Later in front of the written media, he called it "for me personally, the worst weekend in 13 years".
Just as it had in the sprint, the Mercedes wore through its tyres faster than all its main rivals - leading it to being overtaken by not just the likes of Ferrari and Aston Martin but even Alpine and threatened by an AlphaTauri.
What really, really seemed to get to Wolff was that it made the podiums in the United States (pre-disqualification) and Mexico look like false dawns.
He'll surely feel Mercedes has had far too many of those since the start of 2022. And this - just a few races from the end of 2023 and having just introduced an upgrade described as a key indicator of whether the 2024 design theory was on track - was a really, really bad time for a false dawn to be exposed.
"That car finished second last week and the week before. And whatever we did to it [at Interlagos] was horrible," Wolff continued.
"Lewis survived out there. I can only feel for the two of them driving such a miserable thing. It shows how difficult the car is, on a knife edge.

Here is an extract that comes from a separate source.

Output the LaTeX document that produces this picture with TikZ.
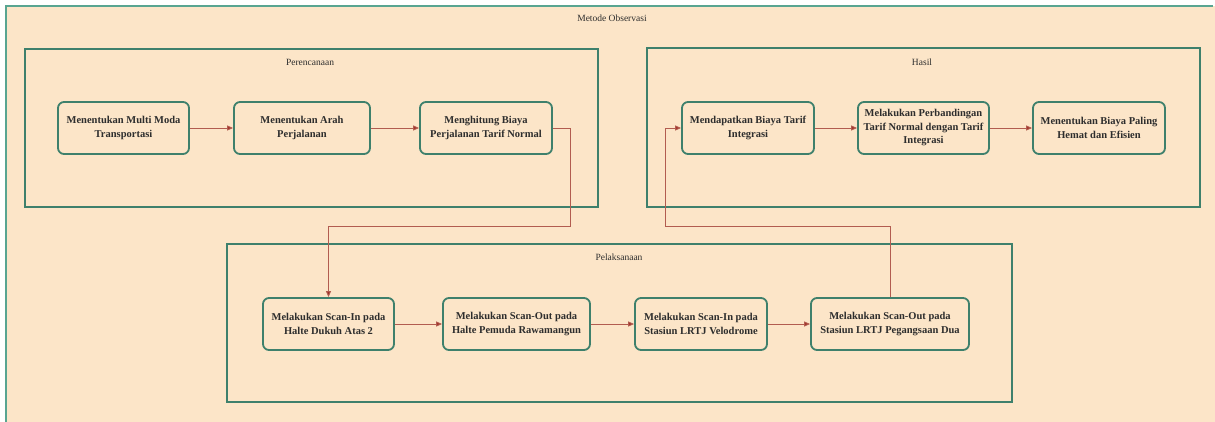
\documentclass[tikz,border=0pt]{standalone}
\usepackage{fontspec}
\setmainfont{Liberation Serif}
\usepackage{tikz}
\usetikzlibrary{positioning,arrows.meta,calc}
\usepackage{xcolor}
\definecolor{peach}{RGB}{252,229,200}
\definecolor{teal1}{RGB}{88,165,145}
\definecolor{tealdark}{RGB}{62,128,108}
\definecolor{flowred}{RGB}{178,92,80}
\definecolor{tipred}{RGB}{160,45,35}
\definecolor{txt}{RGB}{45,45,45}

\begin{document}
\begin{tikzpicture}[x=1pt, y=-1pt,
  stepbox/.style={rectangle, rounded corners=6pt, draw=tealdark, line width=1.8pt, fill=peach,
    minimum height=52pt, align=center, text=txt, inner sep=2pt,
    font=\fontsize{10.5}{13.5}\selectfont\bfseries},
  phase/.style={draw=tealdark, line width=2pt},
  phaselabel/.style={font=\fontsize{9.5}{11}\selectfont, text=txt},
  flow/.style={-{Triangle[length=6pt, width=5pt, fill=tipred]}, draw=flowred, line width=0.9pt},
]
  \useasboundingbox (0,0) rectangle (1215,421);
  \fill[white] (0,0) rectangle (1215,421);

  % outer frame (cut off at right and bottom)
  \fill[peach] (6,6) rectangle (1215,440);
  \draw[teal1, line width=1.6pt] (6,440) -- (6,6) -- (1213,6);
  \node[phaselabel] (title) at (612,18) {Metode Observasi};

  % phase containers
  \draw[phase] (25,49) rectangle (598,207);
  \node[phaselabel] (lplan) at (310,62) {Perencanaan};
  \draw[phase] (647,48) rectangle (1200,207);
  \node[phaselabel] (lhasil) at (922,62) {Hasil};
  \draw[phase] (227,244) rectangle (1012,402);
  \node[phaselabel] (lpel) at (619,257) {Pelaksanaan};

  % Perencanaan steps
  \node[stepbox, minimum width=131pt] (P1) at (123.5,128) {Menentukan Multi Moda\\Transportasi};
  \node[stepbox, minimum width=136pt] (P2) at (302,128) {Menentukan Arah\\Perjalanan};
  \node[stepbox, minimum width=132pt] (P3) at (486,128) {Menghitung Biaya\\Perjalanan Tarif Normal};

  % Hasil steps
  \node[stepbox, minimum width=132pt] (H1) at (748,128) {Mendapatkan Biaya Tarif\\Integrasi};
  \node[stepbox, minimum width=131pt] (H2) at (923.5,128) {Melakukan Perbandingan\\Tarif Normal dengan Tarif\\Integrasi};
  \node[stepbox, minimum width=132pt] (H3) at (1099,128) {Menentukan Biaya Paling\\Hemat dan Efisien};

  % Pelaksanaan steps
  \node[stepbox, minimum width=131pt] (L1) at (328.5,324) {Melakukan Scan-In pada\\Halte Dukuh Atas 2};
  \node[stepbox, minimum width=147pt] (L2) at (516.5,324) {Melakukan Scan-Out pada\\Halte Pemuda Rawamangun};
  \node[stepbox, minimum width=132pt] (L3) at (701,324) {Melakukan Scan-In pada\\Stasiun LRTJ Velodrome};
  \node[stepbox, minimum width=158pt] (L4) at (890,324) {Melakukan Scan-Out pada\\Stasiun LRTJ Pegangsaan Dua};

  % turning points between phases
  \coordinate (turnA) at (570,226);
  \coordinate (turnB) at (665,226);

  \draw[flow] (P1) -- (P2);
  \draw[flow] (P2) -- (P3);
  \draw[flow] (P3.east) -| (turnA) -| (L1.north);
  \draw[flow] (L1) -- (L2);
  \draw[flow] (L2) -- (L3);
  \draw[flow] (L3) -- (L4);
  \draw[flow] (L4.north) |- (turnB) |- (H1.west);
  \draw[flow] (H1) -- (H2);
  \draw[flow] (H2) -- (H3);
\end{tikzpicture}
\end{document}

"We’ve got to develop that better for next year because it can’t be that in seven days you go from finishing on the podium, probably one of the two quickest cars, and then you’re nowhere and you finish eighth."
Mercedes was running a higher wing level than its main rivals, and yet still that additional downforce wasn't protecting its tyres - while also giving a drag disadvantage on the straights.
Russell - the Interlagos winner last year - said that made it a "mind-boggling weekend to understand".
"Had relatively high expectations and just absolutely no pace at all," he added.
"Same car as the last five races, so clearly we’ve got something wrong with the tyres and in a sprint race weekend when you get it wrong you can’t make amends for those issues.
"When you run more downforce you’re meant to gain the speed through the corners, keep the tyres under control, and that wasn’t the case. We didn’t have the benefit we only had the negatives."
As he had alluded to after the sprint, Hamilton suggested it could reveal a problem with the car's floor performance.
"My guess is that the floor's not working," he said.
"The floor's not sucking us down, so then we're pushed to go to a higher wing and then we're just massively dragging on the straights.
"We're losing so much time on the straights there's nothing we can do about it, and then we're just sliding through the corners."
Asked by The Race if he felt that could be down to a set-up direction error rather than a fundamental car problem, Hamilton replied: "I don't know. I'm sure there's something within the set-up that we might have been able to do a bit better. But whether or not that would have meant we were further up, I can't say."
Wolff did admit that "we ran the car way too high" when asked by The Race whether Mercedes might have been too conservative with its ride-height in reaction to the Austin disqualification for excess plank wear.
But he added: "That wasn’t the main reason for an absolute off-weekend in terms of performance. There was something very fundamentally wrong, mechanically.
"It’s not a rear wing, and it’s not the car being slightly too high because we’re talking a millimetre or two. That’s performance but it’s not the explanation for a total off."
Russell did at least sound - in a perplexed and exasperated way - more optimistic that this would prove to be a blip with a clear and isolated cause.
"So many question marks. It’s the same car we had since Austin, where the car’s been capable of podiums every race - even before then, Singapore, Qatar, capable of podiums," he said.
"This is clearly a substantial, one-off event.
"We need to understand what we’ve got wrong because right now we don’t really know."
Back to Wolff. Even last year's unloved W13 had managed to take that consolatory win in Brazil.
Did the W14 deserve a win, Sky's Ted Kravitz asked him.
"This car doesn’t deserve a win," Wolff replied. "We need to push for the last two races and recover, that’s the most important thing, and see what we can do in Las Vegas at a totally different track and Abu Dhabi.
"But the performance today was… [long pause] I am just lacking words."